▸ Task goal:
Here are some records; copy every line that holds the word "matplotlib".

══ Material to process

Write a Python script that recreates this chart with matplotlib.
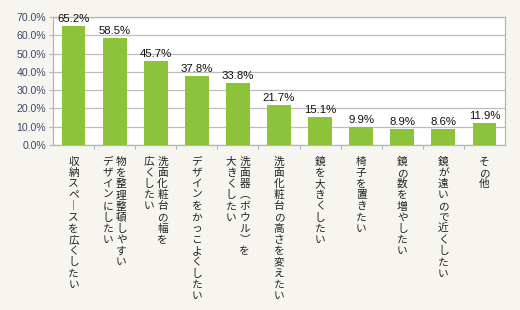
import matplotlib
matplotlib.use("Agg")
import matplotlib.pyplot as plt
from matplotlib.transforms import blended_transform_factory

categories = [
    ["収納スペースを広くしたい"],
    ["物を整理整頓しやすい", "デザインにしたい"],
    ["洗面化粧台の幅を", "広くしたい"],
    ["デザインをかっこよくしたい"],
    ["洗面器（ボウル）を", "大きくしたい"],
    ["洗面化粧台の高さを変えたい"],
    ["鏡を大きくしたい"],
    ["椅子を置きたい"],
    ["鏡の数を増やしたい"],
    ["鏡が遠いので近くしたい"],
    ["その他"],
]
values = [65.2, 58.5, 45.7, 37.8, 33.8, 21.7, 15.1, 9.9, 8.9, 8.6, 11.9]
yticks = [0, 10, 20, 30, 40, 50, 60, 70]

# vertical-writing substitutes
vmap = {"ー": "︱", "（": "︵", "）": "︶"}

bg = "#F6F5EF"
bar_color = "#8DC33A"
grid_color = "#BDBDBD"

fig = plt.figure(figsize=(5.2, 3.1), dpi=100, facecolor=bg)
ax = fig.add_axes([53/520, 1 - 145/310, 452/520, 128/310])
ax.set_facecolor("white")

x = list(range(len(values)))
bars = ax.bar(x, values, width=0.58, color=bar_color, zorder=3)
ax.set_xlim(-0.5, len(values) - 0.5)
ax.set_ylim(0, 70)
ax.set_yticks(yticks)
ax.set_yticklabels([f"{v:.1f}%" for v in yticks], fontsize=7.6,
                   color="#3B4A6B", family="Liberation Sans")
ax.grid(axis="y", color=grid_color, linewidth=0.9, zorder=0)
for s in ax.spines.values():
    s.set_color("#B5B5B5")
    s.set_linewidth(0.9)
ax.tick_params(axis="y", length=3, color="#B5B5B5", pad=2)
ax.set_xticks([i + 0.5 for i in x[:-1]])
ax.set_xticklabels([])
ax.tick_params(axis="x", length=3, direction="out", color="#B5B5B5")

for xi, v in zip(x, values):
    ax.text(xi, v + 1.2, f"{v:.1f}%", ha="center", va="bottom",
            fontsize=8.2, color="#111111", family="Liberation Sans", zorder=4)

trans = blended_transform_factory(ax.transData, ax.transAxes)
step = 11.2 * 0.72  # points per character
col_gap = 13.5 * 0.72
for xi, cols in zip(x, categories):
    n = len(cols)
    for ci, col in enumerate(cols):
        dx = ((n - 1) / 2 - ci) * col_gap
        for k, ch in enumerate(col):
            c = vmap.get(ch, ch)
            ax.annotate(c, xy=(xi, 0), xycoords=trans,
                        xytext=(dx, -12 - k * step), textcoords="offset points",
                        ha="center", va="center", fontsize=7.7,
                        color="#222222",
                        family=["Noto Sans CJK JP", "DejaVu Sans"],
                        annotation_clip=False)

fig.savefig("out.png", dpi=100, facecolor=bg)
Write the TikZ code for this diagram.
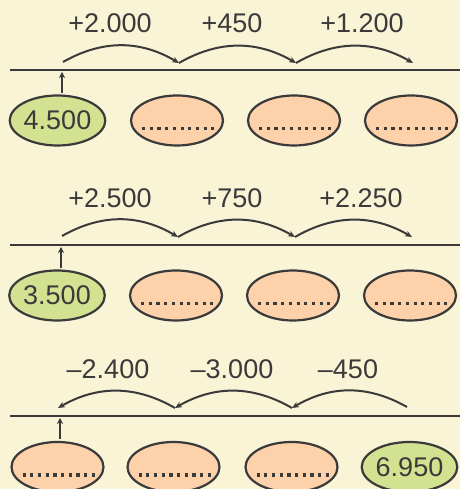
\documentclass[tikz,border=0pt]{standalone}
\usepackage{fontspec}
\setmainfont{Liberation Sans}
\usetikzlibrary{shapes.geometric,arrows.meta}
\definecolor{cream}{HTML}{FAF4D6}
\definecolor{ink}{HTML}{3A3A3A}
\definecolor{lime}{HTML}{D3E291}
\definecolor{peach}{HTML}{FDD1AA}
\begin{document}
\begin{tikzpicture}[x=1pt,y=1pt]
\tikzstyle{given} = [ellipse,draw=ink,line width=2.2pt,fill=lime,text=ink,minimum width=92pt,minimum height=50pt,inner sep=0pt,font=\fontsize{27}{27}\selectfont]
\tikzstyle{blank} = [given,fill=peach]
\tikzstyle{axis} = [ink,line width=2.6pt]
\tikzstyle{jump} = [ink,line width=2pt,-{Stealth[length=7pt,width=6pt]}]
\tikzstyle{jumplab} = [text=ink,inner sep=0pt,font=\fontsize{27}{27}\selectfont]
\tikzstyle{gaps} = [ink,line width=3.2pt,dash pattern=on 3.2pt off 4.5pt]
\tikzstyle{pointer} = [ink,line width=2pt,-{Stealth[length=6pt,width=6pt]}]
\useasboundingbox[fill=cream] (0,0) rectangle (460,489);
% first row
\coordinate (a1) at (10,419);
\coordinate (b1) at (460,419);
\draw[axis] (a1) -- (b1);
\node[given] (e11) at (57.5,368.5) {4.500};
\node[blank] (e12) at (177,368.5) {};
\node[blank] (e13) at (294,368.5) {};
\node[blank] (e14) at (411,368.5) {};
\coordinate (p10) at (63,427);
\coordinate (p11) at (179,426);
\coordinate (p12) at (296,426);
\coordinate (p13) at (413,426);
\draw[jump] (p10) to[bend left=30] (p11);
\draw[jump] (p11) to[bend left=30] (p12);
\draw[jump] (p12) to[bend left=30] (p13);
\node[jumplab] (t11) at (110,466) {+2.000};
\node[jumplab] (t12) at (232,466) {+450};
\node[jumplab] (t13) at (362,466) {+1.200};
\coordinate (u1) at (62,396);
\coordinate (v1) at (62,417);
\draw[pointer] (u1) -- (v1);
% second row
\coordinate (a2) at (10,244);
\coordinate (b2) at (460,244);
\draw[axis] (a2) -- (b2);
\node[given] (e21) at (57,193.5) {3.500};
\node[blank] (e22) at (176,193.5) {};
\node[blank] (e23) at (293,193.5) {};
\node[blank] (e24) at (410,193.5) {};
\coordinate (p20) at (62,253);
\coordinate (p21) at (178,252);
\coordinate (p22) at (295,252);
\coordinate (p23) at (412,252);
\draw[jump] (p20) to[bend left=30] (p21);
\draw[jump] (p21) to[bend left=30] (p22);
\draw[jump] (p22) to[bend left=30] (p23);
\node[jumplab] (t21) at (110,291) {+2.500};
\node[jumplab] (t22) at (232,291) {+750};
\node[jumplab] (t23) at (361,291) {+2.250};
\coordinate (u2) at (61,221);
\coordinate (v2) at (61,242);
\draw[pointer] (u2) -- (v2);
% third row
\coordinate (a3) at (10,73);
\coordinate (b3) at (460,73);
\draw[axis] (a3) -- (b3);
\node[blank] (e31) at (57.5,22) {};
\node[blank] (e32) at (173.5,22) {};
\node[blank] (e33) at (291.5,22) {};
\node[given] (e34) at (409.5,22) {6.950};
\coordinate (p30) at (58,81);
\coordinate (p31) at (175,81);
\coordinate (p32) at (292,81);
\coordinate (p33) at (407,82);
\draw[jump] (p31) to[bend right=30] (p30);
\draw[jump] (p32) to[bend right=30] (p31);
\draw[jump] (p33) to[bend right=30] (p32);
\node[jumplab] (t31) at (108,120) {–2.400};
\node[jumplab] (t32) at (232,120) {–3.000};
\node[jumplab] (t33) at (348,120) {–450};
\coordinate (u3) at (60,50);
\coordinate (v3) at (60,71);
\draw[pointer] (u3) -- (v3);
% dotted blanks
\foreach \e in {e12,e13,e14,e22,e23,e24,e31,e32,e33}
  \draw[gaps] ([xshift=-35pt,yshift=-8pt]\e.center) -- ([xshift=37pt,yshift=-8pt]\e.center);
\end{tikzpicture}
\end{document}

════

▸ Task solution:
Write a Python script that recreates this chart with matplotlib.
import matplotlib
matplotlib.use("Agg")
import matplotlib.pyplot as plt
from matplotlib.transforms import blended_transform_factory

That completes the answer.